When it comes to handling messages and data within distributed systems, two prominent solutions often come into consideration: Apache Kafka and Amazon Web Services (AWS) Simple Queue Service (SQS). Both are robust platforms designed to facilitate communication between various components of an application, but they differ significantly in their architectures, use cases, and functionalities. Let’s delve into the comparison between Apache Kafka and AWS SQS to understand which might suit your needs better.
Apache Kafka: The Streaming Platform
Kafka serves as a distributed streaming platform enabling real-time data processing. It employs a publish-subscribe model, where messages are dispatched to topics and consumed by subscribers. Kafka also allows configurable message storage, facilitating handling of delayed or reprocessed data. Its architecture consists of brokers responsible for storing and disseminating messages, facilitating retrieval and processing by consumers.
Scalability and Performance
Apache Kafka, known for its high-throughput and low-latency capabilities, operates as a distributed streaming platform. Its design allows for horizontal scaling across multiple nodes, enabling it to handle massive amounts of data and support high-velocity data streams.
Persistence and Durability
One of Kafka’s distinguishing features is its durable and fault-tolerant nature. It persists messages to disk, providing fault tolerance even if a broker fails. Additionally, Kafka retains messages for a configurable period, allowing consumers to replay or reprocess data as needed.
Complex Event Processing
Kafka excels in complex event processing and can handle real-time data processing pipelines efficiently. It supports stream processing frameworks like Apache Flink and Apache Spark, enabling real-time analytics, transformations, and data enrichment.
AWS SQS: The Managed Message Queuing Service
AWS SQS is a fully managed message queue system offering two delivery models: standard and FIFO. The former allows multiple deliveries, while the latter ensures ordered, non-duplicate message delivery. SQS operates via a distributed server system, storing messages until consumed by a receiver.
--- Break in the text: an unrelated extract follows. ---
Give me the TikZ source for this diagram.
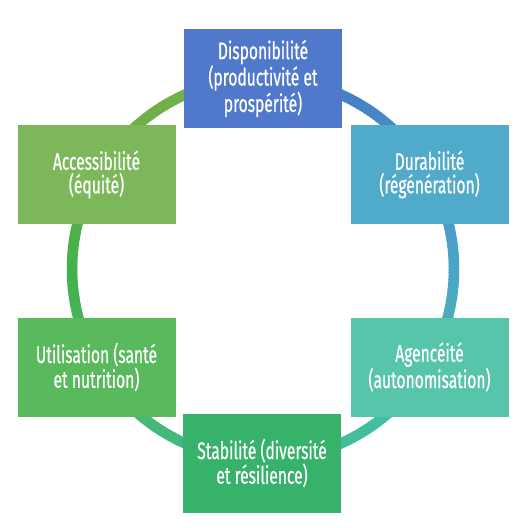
\documentclass[tikz,border=0pt]{standalone}
\usepackage{fontspec}
\setmainfont[FakeStretch=0.65,FakeBold=0.6]{Fira Sans}
\definecolor{cA}{HTML}{4472C4}
\definecolor{cB}{HTML}{468CC6}
\definecolor{cC}{HTML}{4BA5C8}
\definecolor{cD}{HTML}{45BFA6}
\definecolor{cE}{HTML}{3FB98A}
\definecolor{cF}{HTML}{47B874}
\definecolor{cG}{HTML}{44B14A}
\definecolor{cH}{HTML}{6FAE47}
\definecolor{cI}{HTML}{78B24A}
\definecolor{bTop}{HTML}{5079CB}
\definecolor{bDur}{HTML}{50AAC9}
\definecolor{bAcc}{HTML}{7CB85A}
\definecolor{bUti}{HTML}{58BA5C}
\definecolor{bAge}{HTML}{57C4AC}
\definecolor{bSta}{HTML}{36B26B}
\tikzset{
  pillar/.style={minimum width=158pt, minimum height=99pt, inner sep=0pt,
    text=white, align=center, font=\fontsize{24}{23.5}\selectfont},
  ring/.style={line width=10.5pt, line cap=butt}
}
\begin{document}
\begin{tikzpicture}[x=1pt,y=1pt]
\useasboundingbox (0,0) rectangle (521,-528);
\coordinate (ctr) at (263,-269);
\foreach \sa/\ca/\cb in {90/cA/cB, 45/cB/cC, 0/cC/cD, -45/cD/cE, -90/cE/cF, -135/cF/cG, -180/cG/cH, -225/cH/cI} {
  \foreach \i in {0,...,44} {
    \pgfmathtruncatemacro\p{100-\i*100/45}
    \pgfmathsetmacro\st{\sa-\i}
    \pgfmathsetmacro\en{\sa-\i-1.4}
    \draw[ring, draw=\ca!\p!\cb] (ctr) ++(\st:191) arc[start angle=\st, end angle=\en, radius=191];
  }
}
\node[pillar, fill=bTop] (dispo) at (263,-78.5) {Disponibilité\\(productivité et\\prospérité)};
\node[pillar, fill=bDur] (dura) at (429.5,-174.5) {Durabilité\\(régénération)};
\node[pillar, fill=bAcc] (acces) at (96.5,-174.5) {Accessibilité\\(équité)};
\node[pillar, fill=bUti] (util) at (96.5,-367) {Utilisation (santé\\et nutrition)};
\node[pillar, fill=bAge] (agen) at (429.5,-367) {Agencéité\\(autonomisation)};
\node[pillar, fill=bSta] (stab) at (262,-463) {Stabilité (diversité\\et résilience)};
\end{tikzpicture}
\end{document}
This decoupling of producers and consumers eliminates the need for producers to await consumer availability before sending messages.
Ease of Use and Managed Service
AWS SQS offers a fully managed, easy-to-use message queuing service. It abstracts the infrastructure complexities, allowing users to focus solely on sending, storing, and receiving messages without managing servers or infrastructure.
Scalability and Reliability
SQS automatically scales based on the incoming workload, ensuring reliability and availability. It provides two types of queues: standard queues, which offer best-effort ordering and at-least-once delivery, and FIFO (First-In-First-Out) queues, guaranteeing strict message ordering and exactly-once processing.
Integration with AWS Ecosystem
Being an AWS service, SQS seamlessly integrates with other AWS offerings, allowing for simplified development of applications within the AWS ecosystem. It integrates well with AWS Lambda, Amazon EC2, and other services, providing flexibility in building various applications.
Choosing the Right Solution
Use Cases:
- Kafka suits scenarios demanding real-time processing, complex event handling, and the ability to replay or process data multiple times.
- SQS is a solid choice for simpler, asynchronous messaging tasks, especially when working within the AWS environment and not needing the complexity of stream processing.
Complexity and Maintenance:
- Kafka requires more operational expertise for setup, maintenance, and monitoring due to its distributed nature.
- SQS relieves users from managing infrastructure but may have fewer customization options compared to Kafka.
Cost Considerations:
- Kafka might involve higher operational costs due to infrastructure management and setup.
- SQS follows a pay-as-you-go model, where users pay for the number of requests and data transfer, making it cost-effective for smaller workloads.
Integration:
- Kafka offers broader integration possibilities with various third-party tools and frameworks.
- SQS seamlessly integrates with other AWS services, providing convenience within the AWS ecosystem.
In conclusion, the choice between Apache Kafka and AWS SQS heavily depends on the specific requirements of your application. For highly demanding, real-time, and scalable streaming scenarios, Kafka stands out. On the other hand, if you prioritize simplicity, managed services, and seamless integration within the AWS environment, SQS could be the preferred option. Understanding your use case, scalability needs, and infrastructure management preferences will guide you towards the most suitable messaging solution for your project.